Não é que o Facebook coloque todo mundo no mesmo saco, como a Google alega, o caso é que o Facebook apenas torna tão pouco prático fazer isso que ninguém faz compartilhamento selecionado. O twitter por outro lado não tem essa opção. Você não compartilha, divulga. O sistema de listas é fantástico, mas a natureza do microblog é de divulgação.
Quem não gostou da coisa de qualquer um poder lhe adicionar num círculo não entendeu direito o conceito. Seus posts e shares vão continuar sendo divulgados apenas para quem vocẽ quer. Então não adianta aquele cara na costa da Índia ter te adicionado, a não ser que seu post seja público ele não vai ter acesso. O usuário pode ter milhões de seguidores, mas só vai compartilhar coisas com os amigos e a família, talvez os vizinhos ou colegas de trabalho. A paranoia é sua amiga, mas acho que é irrelevante quem me segue, desde que eu use o prático sistema de compartilhamento do Google+, só compartilho com quem quero. Levando em conta que a maior parte dos usuários tem feed público no twitter e qualquer um pode adicionar numa lista sem nem o aviso que o Google+ dá que alguém lhe adicionou num circle, a reclamação é sem sentido.

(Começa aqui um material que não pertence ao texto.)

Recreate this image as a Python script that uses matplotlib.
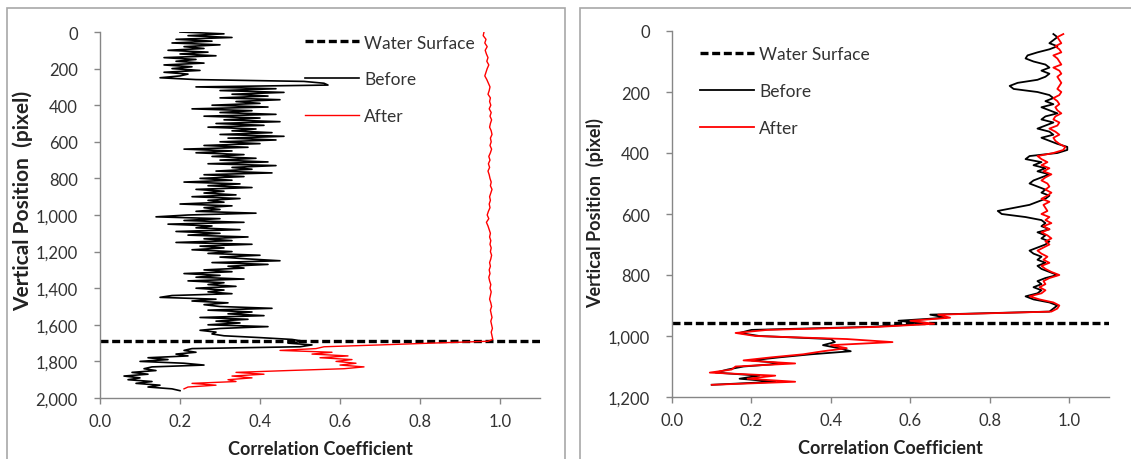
import numpy as np
import matplotlib.pyplot as plt
from matplotlib.patches import Rectangle

plt.rcParams['font.family'] = ['Lato', 'DejaVu Sans']

# ---- left panel data (vertical position in pixel, correlation coefficient) ----
left_before_y = np.arange(0, 1970, 10)
left_before = [
    0.20, 0.31, 0.22, 0.33, 0.19, 0.28, 0.18, 0.30, 0.21, 0.26,
    0.17, 0.27, 0.20, 0.29, 0.16, 0.24, 0.19, 0.26, 0.16, 0.23,
    0.18, 0.25, 0.16, 0.22, 0.20, 0.15, 0.24, 0.51, 0.56, 0.57,
    0.24, 0.44, 0.30, 0.46, 0.33, 0.42, 0.30, 0.45, 0.34, 0.40,
    0.28, 0.42, 0.23, 0.38, 0.30, 0.44, 0.26, 0.40, 0.31, 0.45,
    0.29, 0.41, 0.27, 0.39, 0.33, 0.43, 0.30, 0.46, 0.32, 0.44,
    0.30, 0.40, 0.26, 0.37, 0.21, 0.33, 0.24, 0.36, 0.28, 0.39,
    0.30, 0.42, 0.27, 0.44, 0.33, 0.38, 0.29, 0.43, 0.26, 0.36,
    0.25, 0.33, 0.21, 0.35, 0.27, 0.38, 0.24, 0.31, 0.26, 0.34,
    0.23, 0.35, 0.27, 0.31, 0.20, 0.33, 0.26, 0.30, 0.24, 0.39,
    0.22, 0.14, 0.30, 0.21, 0.36, 0.17, 0.28, 0.24, 0.35, 0.19,
    0.30, 0.22, 0.37, 0.26, 0.33, 0.19, 0.38, 0.25, 0.31, 0.23,
    0.33, 0.27, 0.40, 0.30, 0.37, 0.45, 0.28, 0.42, 0.32, 0.36,
    0.26, 0.33, 0.21, 0.30, 0.24, 0.36, 0.22, 0.31, 0.27, 0.34,
    0.24, 0.31, 0.27, 0.33, 0.18, 0.15, 0.29, 0.23, 0.32, 0.26,
    0.30, 0.43, 0.27, 0.38, 0.32, 0.41, 0.25, 0.37, 0.29, 0.35,
    0.27, 0.42, 0.30, 0.25, 0.29, 0.28, 0.31, 0.40, 0.48, 0.51,
    0.47, 0.53, 0.50, 0.23, 0.21, 0.24, 0.19, 0.22, 0.12, 0.17,
    0.10, 0.21, 0.26, 0.13, 0.11, 0.14, 0.08, 0.12, 0.06, 0.10,
    0.07, 0.13, 0.09, 0.15, 0.12, 0.18, 0.20,
]

left_after_y = np.concatenate([np.arange(0, 1690, 20), np.arange(1690, 1960, 10)])
left_after = [
    0.960, 0.958, 0.965, 0.962, 0.968, 0.963, 0.966, 0.970, 0.967, 0.972,
    0.968, 0.965, 0.962, 0.967, 0.971, 0.975, 0.973, 0.970, 0.976, 0.974,
    0.977, 0.973, 0.978, 0.975, 0.979, 0.976, 0.974, 0.978, 0.980, 0.976,
    0.978, 0.975, 0.979, 0.976, 0.972, 0.975, 0.971, 0.974, 0.970, 0.973,
    0.975, 0.978, 0.976, 0.980, 0.977, 0.974, 0.976, 0.973, 0.975, 0.971,
    0.968, 0.972, 0.966, 0.970, 0.973, 0.976, 0.974, 0.977, 0.975, 0.978,
    0.976, 0.979, 0.977, 0.974, 0.976, 0.973, 0.975, 0.972, 0.974, 0.977,
    0.975, 0.978, 0.976, 0.974, 0.977, 0.979, 0.976, 0.978, 0.980, 0.977,
    0.979, 0.981, 0.978, 0.980, 0.982,
    0.97, 0.83, 0.70, 0.56, 0.54, 0.45, 0.58, 0.53, 0.62, 0.55,
    0.63, 0.59, 0.64, 0.60, 0.66, 0.61, 0.47, 0.34, 0.41, 0.33,
    0.38, 0.32, 0.34, 0.23, 0.29, 0.22, 0.21,
]
left_surface = 1690

# ---- right panel data ----
right_y = np.arange(10, 1170, 10)
right_before = [
    0.96, 0.97, 0.96, 0.95, 0.97, 0.95, 0.92, 0.895, 0.89, 0.91,
    0.94, 0.95, 0.93, 0.95, 0.94, 0.92, 0.87, 0.85, 0.86, 0.92,
    0.95, 0.96, 0.94, 0.96, 0.93, 0.95, 0.97, 0.94, 0.93, 0.96,
    0.94, 0.92, 0.95, 0.96, 0.93, 0.95, 0.97, 0.995, 0.995, 0.97,
    0.90, 0.89, 0.93, 0.91, 0.94, 0.92, 0.95, 0.93, 0.91, 0.90,
    0.92, 0.94, 0.93, 0.95, 0.94, 0.92, 0.90, 0.86, 0.82, 0.83,
    0.89, 0.93, 0.94, 0.93, 0.95, 0.92, 0.94, 0.93, 0.95, 0.94,
    0.92, 0.90, 0.91, 0.93, 0.92, 0.94, 0.92, 0.93, 0.95, 0.97,
    0.94, 0.92, 0.93, 0.91, 0.93, 0.92, 0.89, 0.91, 0.95, 0.97,
    0.96, 0.95, 0.65, 0.69, 0.57, 0.64, 0.50, 0.20, 0.17, 0.22,
    0.40, 0.41, 0.38, 0.42, 0.45, 0.35, 0.27, 0.20, 0.28, 0.18,
    0.14, 0.11, 0.22, 0.17, 0.26, 0.10,
]
right_after = [
    0.985, 0.97, 0.975, 0.98, 0.965, 0.975, 0.98, 0.96, 0.97, 0.975,
    0.98, 0.96, 0.975, 0.98, 0.97, 0.975, 0.98, 0.975, 0.97, 0.98,
    0.975, 0.96, 0.97, 0.975, 0.965, 0.97, 0.98, 0.965, 0.96, 0.975,
    0.97, 0.95, 0.965, 0.975, 0.96, 0.965, 0.975, 0.99, 0.985, 0.96,
    0.92, 0.93, 0.945, 0.93, 0.95, 0.935, 0.955, 0.94, 0.93, 0.945,
    0.95, 0.94, 0.955, 0.945, 0.93, 0.95, 0.935, 0.94, 0.945, 0.93,
    0.95, 0.94, 0.955, 0.935, 0.95, 0.93, 0.945, 0.955, 0.94, 0.95,
    0.935, 0.92, 0.93, 0.945, 0.935, 0.95, 0.93, 0.94, 0.955, 0.975,
    0.95, 0.935, 0.94, 0.925, 0.94, 0.93, 0.90, 0.925, 0.96, 0.975,
    0.97, 0.955, 0.67, 0.70, 0.60, 0.66, 0.52, 0.24, 0.16, 0.21,
    0.44, 0.555, 0.40, 0.44, 0.38, 0.33, 0.25, 0.18, 0.31, 0.16,
    0.15, 0.095, 0.26, 0.19, 0.31, 0.10,
]
right_surface = 957

W, H = 1131, 460
fig = plt.figure(figsize=(W / 100, H / 100), dpi=100)

# panel frames
for x0, x1 in [(7, 565), (580, 1140)]:
    fig.patches.append(Rectangle((x0 / W, -0.05), (x1 - x0) / W, (H - 9) / H + 0.05,
                                 transform=fig.transFigure, fill=False,
                                 edgecolor='#a8a8a8', linewidth=1.2))

ax1 = fig.add_axes([100 / W, 61 / H, 440 / W, 366 / H])
ax2 = fig.add_axes([672 / W, 62 / H, 437 / W, 366 / H])


def style(ax, ymax, ystep, ylab_size, ylab_pos):
    ax.set_xlim(0, 1.1)
    ax.set_ylim(ymax, 0)
    ax.set_xticks(np.arange(0, 1.01, 0.2))
    ax.set_xticklabels([f'{v:.1f}' for v in np.arange(0, 1.01, 0.2)])
    yt = np.arange(0, ymax + 1, ystep)
    ax.set_yticks(yt)
    ax.set_yticklabels([f'{v:,}' for v in yt])
    for s in ['top', 'right']:
        ax.spines[s].set_visible(False)
    for s in ['left', 'bottom']:
        ax.spines[s].set_color('#868686')
        ax.spines[s].set_linewidth(1.0)
    ax.tick_params(axis='both', colors='#868686', labelcolor='#333333',
                   labelsize=12, length=4, width=1.0, direction='out')
    ax.tick_params(axis='y', pad=12)
    ax.tick_params(axis='x', pad=7)
    ax.set_xlabel('Correlation Coefficient', fontsize=13, fontweight='bold',
                  va='center', color='#222222')
    ax.set_ylabel('Vertical Position  (pixel)', fontsize=ylab_size, fontweight='bold',
                  va='center', color='#222222')
    ax.xaxis.set_label_coords(0.5, -0.137)
    ax.yaxis.set_label_coords(-0.175, ylab_pos)


style(ax1, 2000, 200, 15, 0.54)
style(ax2, 1200, 200, 13, 0.505)

dash = (0, (2.4, 1.1))

ws1 = ax1.axhline(left_surface, color='black', lw=2.4, ls=dash, label='Water Surface')
b1, = ax1.plot(left_before, left_before_y, color='black', lw=1.2, label='Before')
a1, = ax1.plot(left_after, left_after_y, color='#ff0000', lw=1.0, label='After')

ws2 = ax2.axhline(right_surface, color='black', lw=2.4, ls=dash, label='Water Surface')
b2, = ax2.plot(right_before, right_y, color='black', lw=1.3, label='Before')
a2, = ax2.plot(right_after, right_y, color='#ff0000', lw=1.3, label='After')

for ax, hs, anchor in [(ax1, [ws1, b1, a1], (0.466, 0.993)),
                       (ax2, [ws2, b2, a2], (0.064, 0.958))]:
    leg = ax.legend(handles=hs, loc='upper left', bbox_to_anchor=anchor,
                    frameon=False, fontsize=12.5, handlelength=3.1,
                    handletextpad=0.3, labelspacing=1.2, borderpad=0,
                    borderaxespad=0)
    for t in leg.get_texts():
        t.set_color('#333333')

fig.savefig('out.png', dpi=100)
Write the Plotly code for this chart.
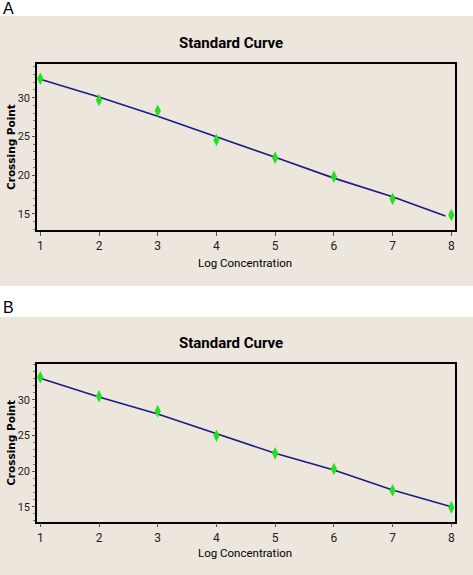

Isso de ficar mandando e-mail? É ruim? Talvez, uma vantagem é não ter de ficar trocando de aplicação para mandar um link para o e-mail do meu tio que detesta redes sociais. Faço um share com ele e mando pro e-mail dele.
Pode melhorar? Uma coisa é certa: O potencial do Google+ não foi atingido. Não usei o wave, mas o buzz foi definitivamente subaproveitado, e menosprezado. na minha cabeça já tem algumas funcionalidades que estão faltando, mas com o tempo elas vão chegar nem que seja na marra.